RECORD EXCERPTS ::
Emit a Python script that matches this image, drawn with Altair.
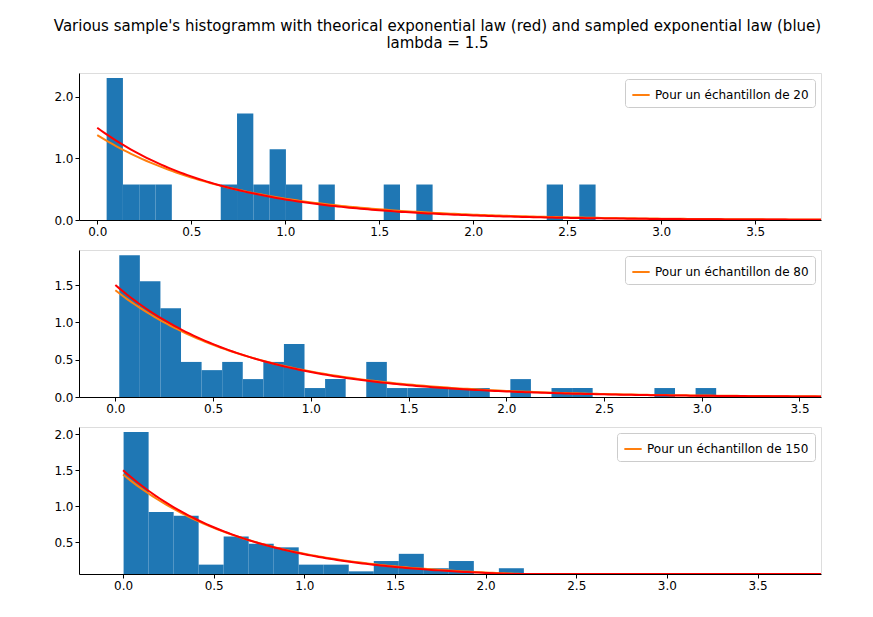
* * *
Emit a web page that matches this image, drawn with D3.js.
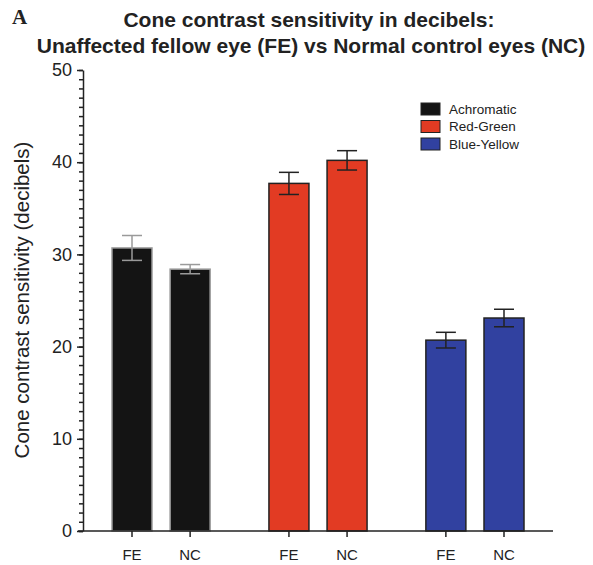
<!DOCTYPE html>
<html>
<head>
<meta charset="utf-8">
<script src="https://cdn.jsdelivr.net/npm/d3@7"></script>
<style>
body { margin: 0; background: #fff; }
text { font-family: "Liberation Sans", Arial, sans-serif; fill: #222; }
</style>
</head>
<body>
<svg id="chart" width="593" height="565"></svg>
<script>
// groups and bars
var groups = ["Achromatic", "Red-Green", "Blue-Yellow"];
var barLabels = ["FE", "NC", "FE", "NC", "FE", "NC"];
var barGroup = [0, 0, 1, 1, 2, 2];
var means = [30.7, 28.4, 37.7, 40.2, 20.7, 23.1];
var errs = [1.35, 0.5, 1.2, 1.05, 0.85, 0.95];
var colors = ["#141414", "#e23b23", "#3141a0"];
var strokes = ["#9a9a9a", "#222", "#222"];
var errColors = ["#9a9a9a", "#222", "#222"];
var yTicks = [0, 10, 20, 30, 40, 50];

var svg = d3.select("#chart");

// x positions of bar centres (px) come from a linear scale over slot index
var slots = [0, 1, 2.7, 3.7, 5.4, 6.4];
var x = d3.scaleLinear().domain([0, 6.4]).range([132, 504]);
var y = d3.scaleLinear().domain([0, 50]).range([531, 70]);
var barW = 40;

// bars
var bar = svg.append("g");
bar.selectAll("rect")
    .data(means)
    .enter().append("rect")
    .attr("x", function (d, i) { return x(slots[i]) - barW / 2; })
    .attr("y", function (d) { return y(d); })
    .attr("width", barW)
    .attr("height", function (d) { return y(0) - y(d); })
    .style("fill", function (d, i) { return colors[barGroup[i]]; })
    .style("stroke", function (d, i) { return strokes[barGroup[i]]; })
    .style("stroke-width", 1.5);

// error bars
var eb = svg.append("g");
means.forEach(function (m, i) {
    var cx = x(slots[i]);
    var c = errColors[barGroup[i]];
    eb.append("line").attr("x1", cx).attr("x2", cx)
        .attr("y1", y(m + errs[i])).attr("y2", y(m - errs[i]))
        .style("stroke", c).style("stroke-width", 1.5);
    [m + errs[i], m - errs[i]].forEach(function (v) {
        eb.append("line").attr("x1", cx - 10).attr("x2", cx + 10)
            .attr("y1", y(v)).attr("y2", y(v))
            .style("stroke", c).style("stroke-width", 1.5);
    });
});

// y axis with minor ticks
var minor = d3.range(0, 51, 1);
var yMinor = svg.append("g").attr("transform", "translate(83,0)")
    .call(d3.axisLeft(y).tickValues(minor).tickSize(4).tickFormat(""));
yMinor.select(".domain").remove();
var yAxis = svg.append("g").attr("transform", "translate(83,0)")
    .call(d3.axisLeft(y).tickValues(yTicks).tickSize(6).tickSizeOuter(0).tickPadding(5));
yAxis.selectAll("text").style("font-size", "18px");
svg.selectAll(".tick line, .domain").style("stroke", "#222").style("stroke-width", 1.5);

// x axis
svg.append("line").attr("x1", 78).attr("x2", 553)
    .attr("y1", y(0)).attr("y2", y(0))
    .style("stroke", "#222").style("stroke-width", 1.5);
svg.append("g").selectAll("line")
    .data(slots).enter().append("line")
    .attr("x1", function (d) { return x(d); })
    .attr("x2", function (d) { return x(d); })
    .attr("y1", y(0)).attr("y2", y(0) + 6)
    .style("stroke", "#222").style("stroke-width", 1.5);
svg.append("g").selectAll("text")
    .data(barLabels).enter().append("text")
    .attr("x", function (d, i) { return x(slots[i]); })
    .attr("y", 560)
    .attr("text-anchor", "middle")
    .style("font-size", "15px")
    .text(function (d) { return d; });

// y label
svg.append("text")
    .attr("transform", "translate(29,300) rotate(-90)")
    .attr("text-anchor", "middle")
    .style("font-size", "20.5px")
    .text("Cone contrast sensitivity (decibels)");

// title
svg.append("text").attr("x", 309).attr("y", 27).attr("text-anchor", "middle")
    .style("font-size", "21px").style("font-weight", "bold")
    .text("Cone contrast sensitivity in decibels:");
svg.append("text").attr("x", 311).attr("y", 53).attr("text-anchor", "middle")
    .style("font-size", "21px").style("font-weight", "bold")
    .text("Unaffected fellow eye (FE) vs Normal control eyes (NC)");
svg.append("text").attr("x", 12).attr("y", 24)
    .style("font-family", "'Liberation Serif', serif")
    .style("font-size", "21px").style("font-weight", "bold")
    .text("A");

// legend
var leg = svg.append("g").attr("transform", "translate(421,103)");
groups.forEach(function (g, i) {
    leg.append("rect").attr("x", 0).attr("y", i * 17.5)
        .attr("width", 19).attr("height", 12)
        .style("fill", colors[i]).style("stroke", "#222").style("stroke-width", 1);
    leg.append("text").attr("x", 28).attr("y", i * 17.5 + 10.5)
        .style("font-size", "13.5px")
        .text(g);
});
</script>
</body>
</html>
...
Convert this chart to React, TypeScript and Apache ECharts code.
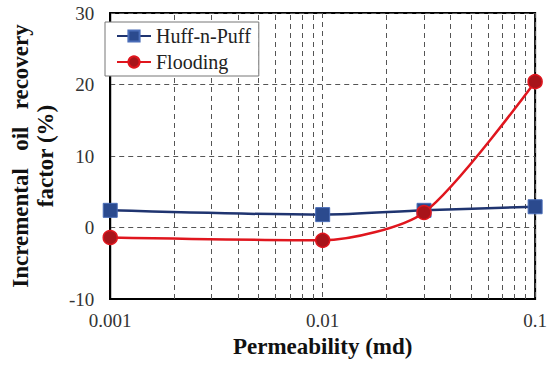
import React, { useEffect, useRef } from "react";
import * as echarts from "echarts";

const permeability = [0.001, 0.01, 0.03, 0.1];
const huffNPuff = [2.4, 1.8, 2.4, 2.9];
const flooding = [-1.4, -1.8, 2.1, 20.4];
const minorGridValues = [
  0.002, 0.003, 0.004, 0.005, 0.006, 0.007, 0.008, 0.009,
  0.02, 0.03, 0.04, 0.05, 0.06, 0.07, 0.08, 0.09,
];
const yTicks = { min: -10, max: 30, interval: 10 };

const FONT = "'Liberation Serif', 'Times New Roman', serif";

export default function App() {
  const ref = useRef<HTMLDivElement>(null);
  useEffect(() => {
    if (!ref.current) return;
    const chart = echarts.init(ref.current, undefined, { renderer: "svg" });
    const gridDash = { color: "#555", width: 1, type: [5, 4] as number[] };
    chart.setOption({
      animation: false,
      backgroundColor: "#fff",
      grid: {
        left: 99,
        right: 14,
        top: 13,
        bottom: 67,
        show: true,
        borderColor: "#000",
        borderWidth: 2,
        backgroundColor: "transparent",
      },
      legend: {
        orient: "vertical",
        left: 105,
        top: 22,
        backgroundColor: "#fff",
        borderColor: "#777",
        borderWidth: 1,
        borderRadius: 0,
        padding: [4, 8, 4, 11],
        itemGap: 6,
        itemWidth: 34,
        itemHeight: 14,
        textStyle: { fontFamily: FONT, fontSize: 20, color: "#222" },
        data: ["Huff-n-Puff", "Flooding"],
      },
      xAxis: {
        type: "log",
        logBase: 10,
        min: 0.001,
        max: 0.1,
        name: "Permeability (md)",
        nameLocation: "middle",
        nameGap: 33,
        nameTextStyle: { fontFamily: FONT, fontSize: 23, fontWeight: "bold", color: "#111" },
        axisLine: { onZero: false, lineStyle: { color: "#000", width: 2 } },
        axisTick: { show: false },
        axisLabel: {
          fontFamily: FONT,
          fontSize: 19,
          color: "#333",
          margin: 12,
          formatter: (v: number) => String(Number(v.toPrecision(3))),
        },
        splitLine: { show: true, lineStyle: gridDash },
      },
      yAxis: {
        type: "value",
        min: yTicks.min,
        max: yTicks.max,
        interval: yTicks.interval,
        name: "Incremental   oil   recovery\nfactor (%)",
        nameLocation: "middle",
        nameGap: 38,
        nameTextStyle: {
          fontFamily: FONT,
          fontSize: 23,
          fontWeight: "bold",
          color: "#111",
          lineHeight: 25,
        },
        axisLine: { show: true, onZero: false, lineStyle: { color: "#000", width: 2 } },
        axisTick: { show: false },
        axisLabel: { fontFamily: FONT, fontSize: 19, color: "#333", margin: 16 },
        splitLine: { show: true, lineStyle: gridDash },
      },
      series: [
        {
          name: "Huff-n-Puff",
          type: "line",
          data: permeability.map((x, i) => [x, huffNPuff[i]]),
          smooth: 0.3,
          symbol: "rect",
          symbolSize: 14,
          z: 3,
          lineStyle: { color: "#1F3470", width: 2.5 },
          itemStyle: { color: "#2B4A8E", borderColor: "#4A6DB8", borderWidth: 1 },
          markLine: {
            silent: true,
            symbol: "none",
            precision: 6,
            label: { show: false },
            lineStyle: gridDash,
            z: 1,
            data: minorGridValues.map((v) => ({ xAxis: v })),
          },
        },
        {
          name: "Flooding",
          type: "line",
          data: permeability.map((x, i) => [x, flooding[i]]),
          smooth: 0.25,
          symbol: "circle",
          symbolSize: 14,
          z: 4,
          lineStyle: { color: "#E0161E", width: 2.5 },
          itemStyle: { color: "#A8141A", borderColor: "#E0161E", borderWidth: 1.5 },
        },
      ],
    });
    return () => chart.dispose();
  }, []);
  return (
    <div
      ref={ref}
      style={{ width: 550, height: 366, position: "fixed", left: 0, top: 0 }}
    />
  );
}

WHAT YOU WILL DO ::
In the listing above, find the line with "Convert this chart" and the line with "Serif', 'Times New". Copy exactly those lines and all between them, minus the images.

FULL SOLUTION ::
Convert this chart to React, TypeScript and Apache ECharts code.
import React, { useEffect, useRef } from "react";
import * as echarts from "echarts";

const permeability = [0.001, 0.01, 0.03, 0.1];
const huffNPuff = [2.4, 1.8, 2.4, 2.9];
const flooding = [-1.4, -1.8, 2.1, 20.4];
const minorGridValues = [
  0.002, 0.003, 0.004, 0.005, 0.006, 0.007, 0.008, 0.009,
  0.02, 0.03, 0.04, 0.05, 0.06, 0.07, 0.08, 0.09,
];
const yTicks = { min: -10, max: 30, interval: 10 };

const FONT = "'Liberation Serif', 'Times New Roman', serif";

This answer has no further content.